CertPrepNowFREE
DatabricksData Ingestion and Loading

Auto Loader vs COPY INTO: When to Use Each

Overview

Both Auto Loader and COPY INTO are used to incrementally load new files from cloud storage into Delta tables. They track which files have been processed and only load new ones. The key difference: Auto Loader is a streaming solution that runs continuously, while COPY INTO is a batch SQL command that runs on-demand.

Exam Tip: The exam frequently tests when to choose Auto Loader vs COPY INTO. Auto Loader is preferred for most production use cases due to better scalability and schema evolution support.

Auto Loader (cloudFiles)

Auto Loader uses Structured Streaming with the cloudFiles format. It processes new files as they arrive and can run continuously or in triggered batches. Two file detection modes: - Directory listing: Scans the directory for new files (simpler, works everywhere) - File notification: Uses cloud event notifications to detect new files (faster for large directories, requires cloud setup) Auto Loader supports schema inference and schema evolution natively.

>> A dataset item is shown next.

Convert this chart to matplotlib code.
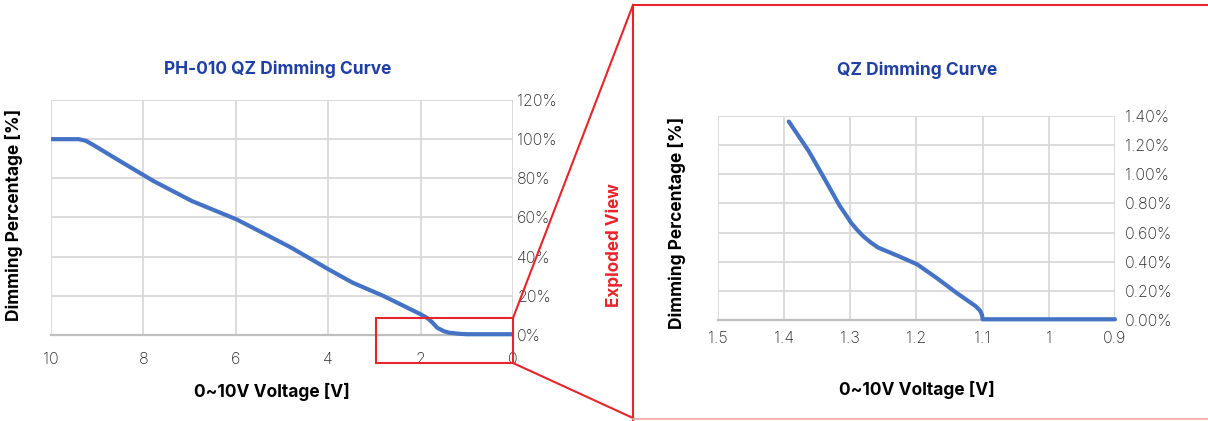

spark.readStream.format('cloudFiles') \
  .option('cloudFiles.format', 'json') \
  .option('cloudFiles.schemaLocation', '/checkpoints/schema') \
  .option('cloudFiles.schemaEvolutionMode', 'addNewColumns') \
  .load('/data/landing/') \
  .writeStream \
  .option('checkpointLocation', '/checkpoints/data') \
  .trigger(availableNow=True) \
  .toTable('bronze_table')
Exam Tip: Auto Loader requires a schema location (for schema tracking) and a checkpoint location (for file tracking). Both are required — the exam tests this.

COPY INTO

COPY INTO is a SQL command for incremental batch loading. It's idempotent — running it multiple times only loads files that haven't been processed yet. Best for: - Simple batch loading scenarios - When you want SQL-only pipelines - Small to medium file volumes - Ad-hoc data loading

COPY INTO my_table
FROM '/data/landing/'
FILEFORMAT = JSON
FORMAT_OPTIONS ('mergeSchema' = 'true')
COPY_OPTIONS ('mergeSchema' = 'true');

When to Use Which

Use Auto Loader when: - You have millions of files or files arriving continuously - You need schema evolution (new columns in source data) - You want streaming semantics (exactly-once guarantees) - You're building production pipelines Use COPY INTO when: - You have a small number of files (thousands, not millions) - You want a simple SQL command - You're doing ad-hoc or infrequent loads - You don't need streaming semantics

Exam Tip: The exam's default recommendation is Auto Loader for production workloads. COPY INTO is simpler but doesn't scale as well for large file volumes. If the question mentions 'millions of files' or 'production pipeline', choose Auto Loader.